Each line in the material below, starting at the one with "Generate a Python" and ending at the one with "from matplotlib.patches import Rectangle", is to be reproduced exactly; no picture is to be copied.

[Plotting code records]
====
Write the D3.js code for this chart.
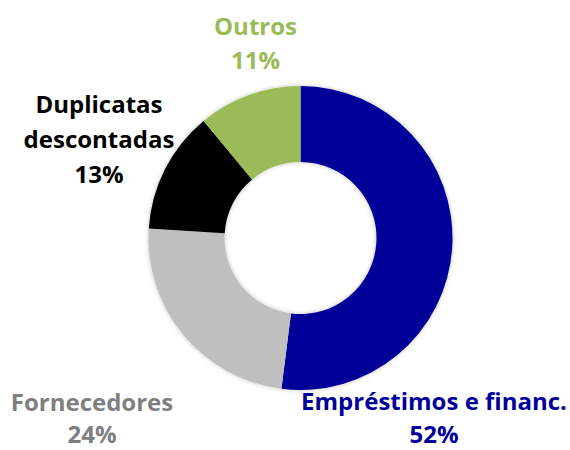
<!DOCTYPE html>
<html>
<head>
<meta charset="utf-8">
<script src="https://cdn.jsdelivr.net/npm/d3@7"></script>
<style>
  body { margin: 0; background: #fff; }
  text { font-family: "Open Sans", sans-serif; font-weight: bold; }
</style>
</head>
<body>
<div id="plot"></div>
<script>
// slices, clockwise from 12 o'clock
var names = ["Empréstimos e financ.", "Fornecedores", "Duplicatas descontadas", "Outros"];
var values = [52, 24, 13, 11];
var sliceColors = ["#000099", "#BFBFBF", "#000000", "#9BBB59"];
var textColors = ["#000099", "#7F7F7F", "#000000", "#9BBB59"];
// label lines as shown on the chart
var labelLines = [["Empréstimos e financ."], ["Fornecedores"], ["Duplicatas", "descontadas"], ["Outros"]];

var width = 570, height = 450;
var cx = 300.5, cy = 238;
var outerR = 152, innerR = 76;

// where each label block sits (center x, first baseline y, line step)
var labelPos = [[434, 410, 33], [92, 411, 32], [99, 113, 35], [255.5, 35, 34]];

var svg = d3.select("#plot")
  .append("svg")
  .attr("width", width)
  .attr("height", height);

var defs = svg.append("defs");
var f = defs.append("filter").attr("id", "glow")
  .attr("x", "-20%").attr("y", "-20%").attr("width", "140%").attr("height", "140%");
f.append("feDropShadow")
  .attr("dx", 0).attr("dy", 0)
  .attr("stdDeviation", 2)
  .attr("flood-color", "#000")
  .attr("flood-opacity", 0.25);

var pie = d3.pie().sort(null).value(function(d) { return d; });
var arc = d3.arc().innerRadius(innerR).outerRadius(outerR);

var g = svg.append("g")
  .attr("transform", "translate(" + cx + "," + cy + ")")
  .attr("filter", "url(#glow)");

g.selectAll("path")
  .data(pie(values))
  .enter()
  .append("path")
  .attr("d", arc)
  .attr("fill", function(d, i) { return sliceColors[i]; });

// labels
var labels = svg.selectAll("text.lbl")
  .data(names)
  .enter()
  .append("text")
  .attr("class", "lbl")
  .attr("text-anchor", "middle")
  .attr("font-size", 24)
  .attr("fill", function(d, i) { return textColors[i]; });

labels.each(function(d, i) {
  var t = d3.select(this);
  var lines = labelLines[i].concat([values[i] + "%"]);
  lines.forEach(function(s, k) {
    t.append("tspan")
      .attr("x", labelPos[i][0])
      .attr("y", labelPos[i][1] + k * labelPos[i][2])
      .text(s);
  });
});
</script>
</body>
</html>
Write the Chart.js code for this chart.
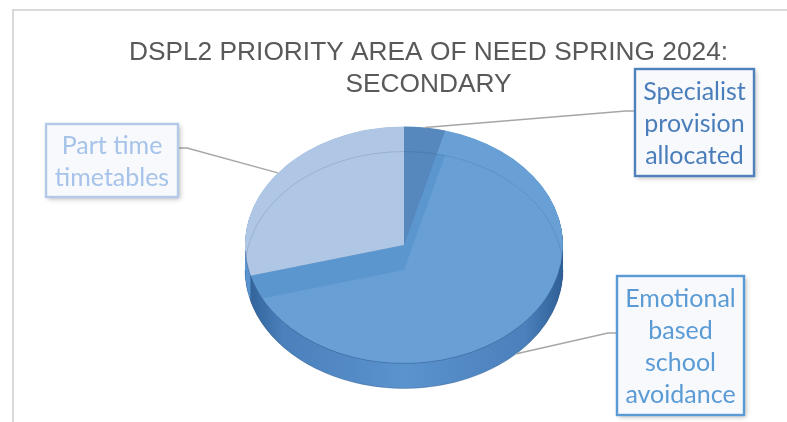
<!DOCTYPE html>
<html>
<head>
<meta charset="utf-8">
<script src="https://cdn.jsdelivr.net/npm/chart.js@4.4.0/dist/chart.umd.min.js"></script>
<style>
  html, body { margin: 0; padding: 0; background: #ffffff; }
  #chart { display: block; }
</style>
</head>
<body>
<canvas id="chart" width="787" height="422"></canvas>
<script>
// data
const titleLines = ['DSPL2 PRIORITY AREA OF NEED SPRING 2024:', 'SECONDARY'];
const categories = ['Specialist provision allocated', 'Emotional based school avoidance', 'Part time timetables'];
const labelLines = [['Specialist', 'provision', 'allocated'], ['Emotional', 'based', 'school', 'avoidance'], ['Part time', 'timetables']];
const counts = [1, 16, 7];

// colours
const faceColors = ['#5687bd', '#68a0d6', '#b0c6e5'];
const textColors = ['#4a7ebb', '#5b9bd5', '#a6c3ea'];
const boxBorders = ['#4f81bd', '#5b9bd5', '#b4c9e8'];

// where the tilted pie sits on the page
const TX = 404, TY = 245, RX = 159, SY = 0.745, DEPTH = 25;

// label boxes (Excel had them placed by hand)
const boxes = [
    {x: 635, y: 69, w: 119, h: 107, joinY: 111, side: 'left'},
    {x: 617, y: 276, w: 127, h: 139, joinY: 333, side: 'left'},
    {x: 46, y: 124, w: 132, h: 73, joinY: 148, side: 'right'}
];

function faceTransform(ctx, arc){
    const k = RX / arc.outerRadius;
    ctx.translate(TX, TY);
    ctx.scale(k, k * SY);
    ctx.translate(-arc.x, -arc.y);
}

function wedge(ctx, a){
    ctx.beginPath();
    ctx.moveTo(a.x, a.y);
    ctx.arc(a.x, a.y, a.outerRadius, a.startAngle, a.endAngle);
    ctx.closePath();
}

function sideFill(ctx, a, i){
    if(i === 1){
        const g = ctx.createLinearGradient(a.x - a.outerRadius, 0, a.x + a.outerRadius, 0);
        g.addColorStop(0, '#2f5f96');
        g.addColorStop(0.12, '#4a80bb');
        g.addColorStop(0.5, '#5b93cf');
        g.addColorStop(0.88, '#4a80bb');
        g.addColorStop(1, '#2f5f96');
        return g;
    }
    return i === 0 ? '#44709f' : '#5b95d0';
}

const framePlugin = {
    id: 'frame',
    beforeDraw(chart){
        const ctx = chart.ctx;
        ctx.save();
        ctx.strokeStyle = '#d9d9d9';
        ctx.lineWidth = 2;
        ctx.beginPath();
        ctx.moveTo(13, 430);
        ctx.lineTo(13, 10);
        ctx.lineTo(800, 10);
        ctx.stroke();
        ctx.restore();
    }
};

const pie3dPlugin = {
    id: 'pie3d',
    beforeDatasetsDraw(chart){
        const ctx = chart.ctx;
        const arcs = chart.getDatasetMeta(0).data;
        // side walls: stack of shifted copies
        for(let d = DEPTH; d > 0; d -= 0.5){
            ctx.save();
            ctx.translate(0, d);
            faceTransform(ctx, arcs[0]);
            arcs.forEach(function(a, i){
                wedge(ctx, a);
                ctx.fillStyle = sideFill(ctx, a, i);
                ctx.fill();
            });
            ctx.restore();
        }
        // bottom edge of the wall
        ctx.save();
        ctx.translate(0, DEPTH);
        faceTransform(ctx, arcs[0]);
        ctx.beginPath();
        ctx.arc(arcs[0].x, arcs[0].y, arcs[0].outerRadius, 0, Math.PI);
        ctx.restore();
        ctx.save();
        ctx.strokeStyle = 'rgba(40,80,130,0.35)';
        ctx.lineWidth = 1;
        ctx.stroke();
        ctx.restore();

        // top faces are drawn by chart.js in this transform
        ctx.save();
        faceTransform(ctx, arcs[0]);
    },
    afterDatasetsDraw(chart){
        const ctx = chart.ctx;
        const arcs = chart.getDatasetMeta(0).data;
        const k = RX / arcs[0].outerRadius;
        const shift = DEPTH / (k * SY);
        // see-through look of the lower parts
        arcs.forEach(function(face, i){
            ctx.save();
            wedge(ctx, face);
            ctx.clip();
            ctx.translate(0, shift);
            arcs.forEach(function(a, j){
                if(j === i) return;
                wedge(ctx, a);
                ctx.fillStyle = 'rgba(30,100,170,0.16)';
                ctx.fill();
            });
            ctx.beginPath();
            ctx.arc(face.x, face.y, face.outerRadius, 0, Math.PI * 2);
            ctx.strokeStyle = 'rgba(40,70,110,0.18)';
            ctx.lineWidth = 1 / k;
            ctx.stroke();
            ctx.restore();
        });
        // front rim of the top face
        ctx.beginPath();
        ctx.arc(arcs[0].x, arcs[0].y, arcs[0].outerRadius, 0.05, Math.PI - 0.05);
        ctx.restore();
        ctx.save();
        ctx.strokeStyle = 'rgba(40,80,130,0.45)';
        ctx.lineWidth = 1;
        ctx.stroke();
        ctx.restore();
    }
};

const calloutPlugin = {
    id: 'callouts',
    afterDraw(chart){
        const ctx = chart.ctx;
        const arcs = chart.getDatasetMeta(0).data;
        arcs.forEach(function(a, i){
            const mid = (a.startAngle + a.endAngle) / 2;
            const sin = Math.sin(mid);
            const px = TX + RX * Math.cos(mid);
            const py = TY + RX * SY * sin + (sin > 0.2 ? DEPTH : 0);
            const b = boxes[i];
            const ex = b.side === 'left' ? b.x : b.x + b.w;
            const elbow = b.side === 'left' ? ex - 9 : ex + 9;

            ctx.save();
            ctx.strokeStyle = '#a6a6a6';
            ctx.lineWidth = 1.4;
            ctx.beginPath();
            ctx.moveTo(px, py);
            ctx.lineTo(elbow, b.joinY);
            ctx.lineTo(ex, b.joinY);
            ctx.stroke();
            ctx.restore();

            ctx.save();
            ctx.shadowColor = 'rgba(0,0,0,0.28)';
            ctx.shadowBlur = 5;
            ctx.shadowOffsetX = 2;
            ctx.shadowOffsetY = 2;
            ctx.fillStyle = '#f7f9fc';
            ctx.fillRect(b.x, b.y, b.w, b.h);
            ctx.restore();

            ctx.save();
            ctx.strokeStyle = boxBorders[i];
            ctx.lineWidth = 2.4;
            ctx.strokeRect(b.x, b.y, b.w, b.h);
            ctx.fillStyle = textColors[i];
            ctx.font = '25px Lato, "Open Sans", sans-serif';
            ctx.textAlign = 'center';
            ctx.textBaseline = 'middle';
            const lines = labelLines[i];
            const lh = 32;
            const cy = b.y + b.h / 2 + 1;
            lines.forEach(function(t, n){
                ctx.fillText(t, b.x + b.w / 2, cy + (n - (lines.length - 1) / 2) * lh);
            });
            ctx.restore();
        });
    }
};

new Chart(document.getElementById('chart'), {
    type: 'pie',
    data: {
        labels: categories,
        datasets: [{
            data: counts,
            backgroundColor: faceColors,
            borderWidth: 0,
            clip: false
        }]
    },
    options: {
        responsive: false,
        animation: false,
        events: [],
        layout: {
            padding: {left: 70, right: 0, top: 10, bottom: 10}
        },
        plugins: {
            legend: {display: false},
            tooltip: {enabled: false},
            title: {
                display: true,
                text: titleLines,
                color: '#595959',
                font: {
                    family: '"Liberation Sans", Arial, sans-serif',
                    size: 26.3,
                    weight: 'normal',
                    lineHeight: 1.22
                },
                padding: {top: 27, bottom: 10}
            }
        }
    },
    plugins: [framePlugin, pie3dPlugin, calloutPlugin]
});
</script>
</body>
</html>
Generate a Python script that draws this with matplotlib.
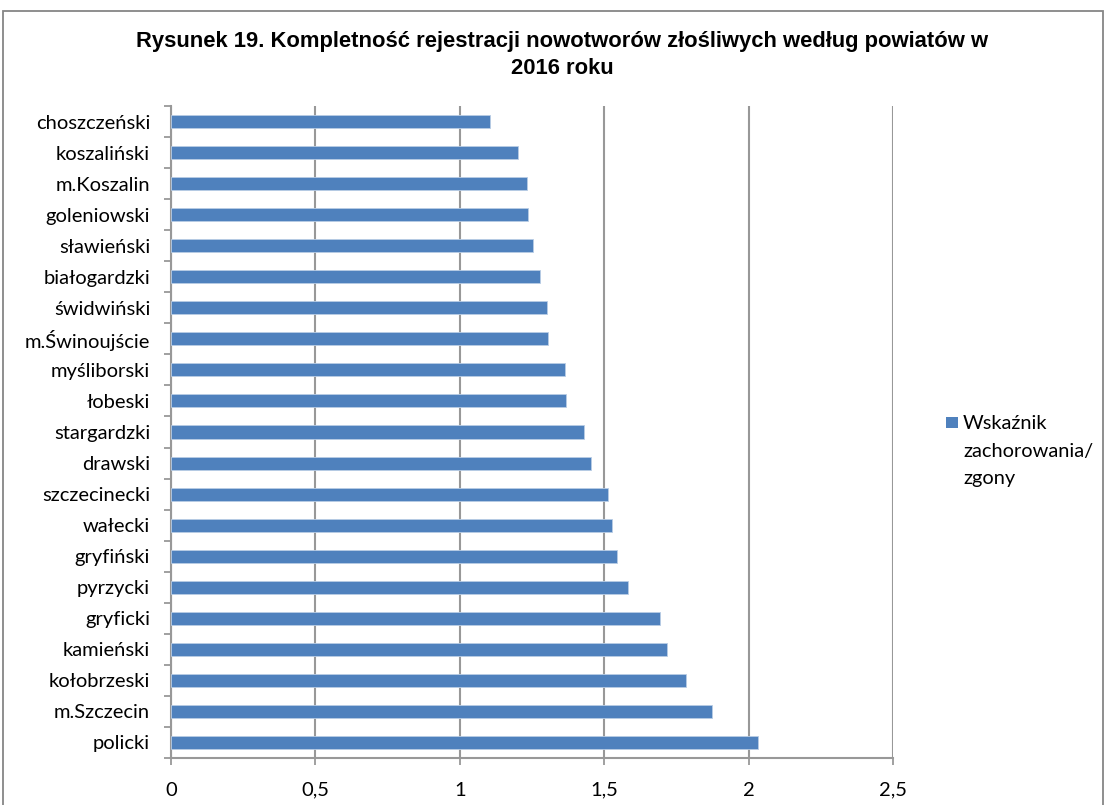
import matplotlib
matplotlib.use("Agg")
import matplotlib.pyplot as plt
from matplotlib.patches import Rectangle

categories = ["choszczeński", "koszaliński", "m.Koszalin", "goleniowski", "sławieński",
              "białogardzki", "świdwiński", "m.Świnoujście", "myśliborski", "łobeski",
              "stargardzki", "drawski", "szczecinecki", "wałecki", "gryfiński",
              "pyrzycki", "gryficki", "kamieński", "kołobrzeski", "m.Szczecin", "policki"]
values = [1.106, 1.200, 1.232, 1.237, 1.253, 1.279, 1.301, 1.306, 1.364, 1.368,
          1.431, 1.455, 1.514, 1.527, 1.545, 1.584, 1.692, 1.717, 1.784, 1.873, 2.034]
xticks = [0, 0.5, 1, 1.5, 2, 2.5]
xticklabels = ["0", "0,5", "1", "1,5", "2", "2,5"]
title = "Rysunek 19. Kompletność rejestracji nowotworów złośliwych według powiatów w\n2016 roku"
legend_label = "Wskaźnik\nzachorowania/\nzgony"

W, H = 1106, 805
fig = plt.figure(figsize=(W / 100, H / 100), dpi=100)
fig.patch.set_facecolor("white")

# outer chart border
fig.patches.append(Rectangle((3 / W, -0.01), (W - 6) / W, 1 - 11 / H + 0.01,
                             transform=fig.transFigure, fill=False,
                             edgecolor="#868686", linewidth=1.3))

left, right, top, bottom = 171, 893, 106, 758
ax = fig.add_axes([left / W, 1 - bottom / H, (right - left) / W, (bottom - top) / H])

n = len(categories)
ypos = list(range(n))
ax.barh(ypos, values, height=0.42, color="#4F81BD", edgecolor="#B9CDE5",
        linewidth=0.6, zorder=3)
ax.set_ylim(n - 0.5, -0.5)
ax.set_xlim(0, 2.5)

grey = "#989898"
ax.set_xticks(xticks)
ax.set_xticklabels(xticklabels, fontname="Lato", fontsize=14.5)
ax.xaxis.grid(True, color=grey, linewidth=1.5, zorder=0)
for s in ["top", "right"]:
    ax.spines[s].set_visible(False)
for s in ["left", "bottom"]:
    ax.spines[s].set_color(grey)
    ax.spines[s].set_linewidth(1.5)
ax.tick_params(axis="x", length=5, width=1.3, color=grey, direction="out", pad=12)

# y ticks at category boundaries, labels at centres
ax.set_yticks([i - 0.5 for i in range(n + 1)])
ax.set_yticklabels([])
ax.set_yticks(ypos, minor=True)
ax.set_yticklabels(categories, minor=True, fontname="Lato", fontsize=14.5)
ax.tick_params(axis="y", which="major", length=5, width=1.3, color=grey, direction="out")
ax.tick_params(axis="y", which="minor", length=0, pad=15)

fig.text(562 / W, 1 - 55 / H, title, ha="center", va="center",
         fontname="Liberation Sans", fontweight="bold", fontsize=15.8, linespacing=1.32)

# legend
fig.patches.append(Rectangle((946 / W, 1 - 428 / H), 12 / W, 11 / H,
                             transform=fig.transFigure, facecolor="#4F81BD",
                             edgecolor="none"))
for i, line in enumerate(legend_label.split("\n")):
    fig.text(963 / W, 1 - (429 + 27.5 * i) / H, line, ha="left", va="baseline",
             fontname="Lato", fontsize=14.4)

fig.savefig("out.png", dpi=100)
====
WORKED ANSWER:
Generate a Python script that draws this with matplotlib.
import matplotlib
matplotlib.use("Agg")
import matplotlib.pyplot as plt
from matplotlib.patches import Rectangle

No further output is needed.